Carlos Fuentes (11 November 1928 – 15 May 2012) was a prominent Mexican novelist, essayist, and diplomat, widely regarded as one of the most important literary figures in the Spanish-speaking world. His life and career were marked by a profound commitment to literature, diplomacy, and social issues.
Life & Career
Born in Panama City, Panama, Carlos Fuentes spent his early years in various Latin American countries due to his diplomat father’s postings. However, he considered Mexico his true home. Fuentes’s passion for literature emerged early, and he pursued his education at the National Autonomous University of Mexico (UNAM) and later at the Geneva, Switzerland, and the Institut des Hautes Études Internationales.
Carlos Fuentes embarked on his literary career with the publication of his first novel, “La región más transparente” (Where the Air Is Clear), in 1958. This marked the beginning of a prolific writing journey that included acclaimed works such as “The Death of Artemio Cruz,” “Aura,” and “The Old Gringo.” His writings often explored the complexities of Mexican history, politics, and identity.

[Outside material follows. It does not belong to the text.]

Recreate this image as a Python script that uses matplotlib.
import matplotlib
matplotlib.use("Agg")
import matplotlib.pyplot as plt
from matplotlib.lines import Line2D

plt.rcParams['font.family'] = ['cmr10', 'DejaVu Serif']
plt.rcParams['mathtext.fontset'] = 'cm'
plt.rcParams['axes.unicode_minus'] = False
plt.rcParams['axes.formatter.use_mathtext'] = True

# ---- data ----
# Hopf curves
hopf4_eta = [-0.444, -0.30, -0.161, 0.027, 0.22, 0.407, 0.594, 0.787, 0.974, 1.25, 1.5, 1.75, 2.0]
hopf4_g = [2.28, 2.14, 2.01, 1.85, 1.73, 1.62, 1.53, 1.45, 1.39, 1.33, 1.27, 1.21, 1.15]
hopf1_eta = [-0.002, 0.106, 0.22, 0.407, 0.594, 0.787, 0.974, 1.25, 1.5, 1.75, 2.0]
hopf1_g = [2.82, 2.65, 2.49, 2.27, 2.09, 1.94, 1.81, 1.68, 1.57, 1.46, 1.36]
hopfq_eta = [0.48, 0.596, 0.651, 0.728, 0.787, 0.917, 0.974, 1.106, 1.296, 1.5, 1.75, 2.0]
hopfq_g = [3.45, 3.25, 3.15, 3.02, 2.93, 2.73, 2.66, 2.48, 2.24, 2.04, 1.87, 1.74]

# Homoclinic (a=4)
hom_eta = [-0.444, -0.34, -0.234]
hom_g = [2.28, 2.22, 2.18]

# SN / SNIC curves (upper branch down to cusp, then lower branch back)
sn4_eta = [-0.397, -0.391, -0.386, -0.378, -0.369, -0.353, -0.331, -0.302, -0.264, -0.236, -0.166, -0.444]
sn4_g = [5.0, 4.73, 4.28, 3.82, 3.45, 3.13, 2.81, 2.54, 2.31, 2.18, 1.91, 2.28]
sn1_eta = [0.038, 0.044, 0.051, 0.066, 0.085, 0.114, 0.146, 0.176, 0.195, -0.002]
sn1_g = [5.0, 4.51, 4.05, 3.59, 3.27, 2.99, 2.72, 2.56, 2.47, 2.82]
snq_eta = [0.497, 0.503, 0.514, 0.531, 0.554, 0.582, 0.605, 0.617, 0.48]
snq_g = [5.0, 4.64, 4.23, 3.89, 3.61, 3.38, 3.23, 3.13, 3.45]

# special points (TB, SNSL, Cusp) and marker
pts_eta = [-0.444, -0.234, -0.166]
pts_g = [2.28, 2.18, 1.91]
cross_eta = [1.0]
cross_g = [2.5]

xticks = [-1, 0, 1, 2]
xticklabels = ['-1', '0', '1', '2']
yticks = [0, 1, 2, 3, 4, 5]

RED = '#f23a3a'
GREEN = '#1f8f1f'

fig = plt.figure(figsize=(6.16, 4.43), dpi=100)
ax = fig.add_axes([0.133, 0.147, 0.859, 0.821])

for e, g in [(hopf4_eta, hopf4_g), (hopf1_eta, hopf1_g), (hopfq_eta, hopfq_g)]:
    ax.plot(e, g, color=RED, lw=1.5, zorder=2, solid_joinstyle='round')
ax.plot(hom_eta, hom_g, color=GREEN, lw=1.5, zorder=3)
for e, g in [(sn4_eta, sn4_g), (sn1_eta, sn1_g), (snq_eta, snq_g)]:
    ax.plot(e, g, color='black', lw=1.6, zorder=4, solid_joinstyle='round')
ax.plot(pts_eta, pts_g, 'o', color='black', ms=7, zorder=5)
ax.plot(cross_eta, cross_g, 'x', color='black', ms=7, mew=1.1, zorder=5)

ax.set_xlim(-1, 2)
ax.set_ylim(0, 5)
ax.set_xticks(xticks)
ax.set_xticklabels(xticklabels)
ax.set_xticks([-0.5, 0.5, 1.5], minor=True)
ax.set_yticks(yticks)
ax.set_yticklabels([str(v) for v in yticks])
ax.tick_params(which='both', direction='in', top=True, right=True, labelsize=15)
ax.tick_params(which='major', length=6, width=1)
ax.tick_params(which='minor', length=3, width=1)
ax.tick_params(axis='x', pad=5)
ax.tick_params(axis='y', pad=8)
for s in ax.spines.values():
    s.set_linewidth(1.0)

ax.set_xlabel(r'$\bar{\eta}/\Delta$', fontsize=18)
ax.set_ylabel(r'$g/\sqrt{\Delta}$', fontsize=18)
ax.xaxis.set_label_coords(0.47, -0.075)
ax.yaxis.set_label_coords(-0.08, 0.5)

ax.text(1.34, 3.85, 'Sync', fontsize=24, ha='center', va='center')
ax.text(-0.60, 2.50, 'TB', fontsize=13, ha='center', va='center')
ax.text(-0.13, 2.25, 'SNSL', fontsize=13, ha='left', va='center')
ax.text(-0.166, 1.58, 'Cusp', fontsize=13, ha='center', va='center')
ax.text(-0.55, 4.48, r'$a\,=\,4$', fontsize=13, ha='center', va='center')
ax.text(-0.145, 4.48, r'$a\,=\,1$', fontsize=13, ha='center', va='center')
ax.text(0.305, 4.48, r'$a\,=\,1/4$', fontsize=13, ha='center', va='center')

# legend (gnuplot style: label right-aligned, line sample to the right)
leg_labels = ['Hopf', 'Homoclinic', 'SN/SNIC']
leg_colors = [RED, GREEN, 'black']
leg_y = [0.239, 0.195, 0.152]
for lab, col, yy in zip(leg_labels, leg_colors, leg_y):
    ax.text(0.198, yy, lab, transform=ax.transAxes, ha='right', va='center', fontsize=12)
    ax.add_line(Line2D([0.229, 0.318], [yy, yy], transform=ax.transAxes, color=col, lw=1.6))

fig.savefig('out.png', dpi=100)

In 1957, Fuentes was named head of cultural relations at the Secretariat of Foreign Affairs. The following year, he published Where the Air Is Clear, which immediately made him a “national celebrity” and allowed him to leave his diplomatic post to write full-time. In 1959, he moved to Havana in the wake of the Cuban Revolution, where he wrote pro-Castro articles and essays. The same year, he married Mexican actress Rita Macedo. Considered “dashingly handsome”, Fuentes also had high-profile affairs with actresses Jeanne Moreau and Jean Seberg, who inspired his novel Diana: The Goddess Who Hunts Alone. His second marriage, to journalist Silvia Lemus, lasted until his death. In addition to his literary pursuits, Fuentes served as a diplomat, representing Mexico in various capacities, including as an ambassador to France. His diplomatic career ran parallel to his literary endeavors, showcasing his commitment to both art and public service.
Legacy and Awards
Carlos Fuentes left an enduring legacy in Mexican literature and beyond. His works continue to be studied for their exploration of cultural and political themes. Fuentes received numerous accolades during his lifetime, including the Miguel de Cervantes Prize in 1987, one of the most prestigious awards in Spanish-language literature.

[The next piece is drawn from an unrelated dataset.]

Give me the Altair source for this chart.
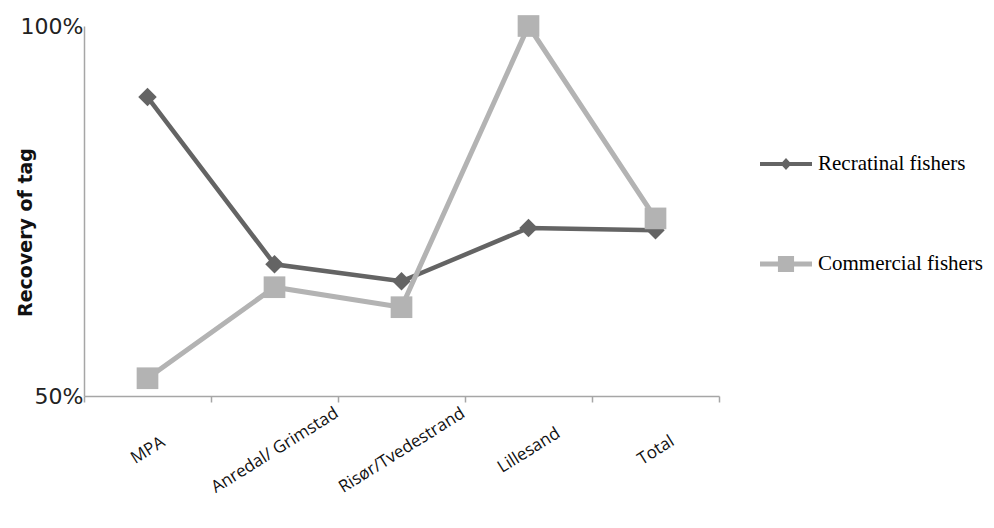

Fuentes’s impact extended beyond literature and diplomacy. He was a vocal advocate for human rights and social justice, engaging in intellectual and political discourse that influenced Mexican society. His legacy as a public intellectual endures through his writings and contributions to Mexican and global conversations.
Carlos Fuentes’s notable works include:
- “La región más transparente” (Where the Air Is Clear) – 1958: His debut novel that set the tone for his exploration of Mexican society.
- “The Death of Artemio Cruz” – 1962: A groundbreaking novel that experimented with narrative structure and perspective.
- “Aura” – 1962: A novella that delves into supernatural elements, showcasing Fuentes’s versatility as a writer.
Carlos Fuentes’s literary and diplomatic achievements, coupled with his advocacy for social causes, solidify his position as a visionary figure in Mexican and world literature.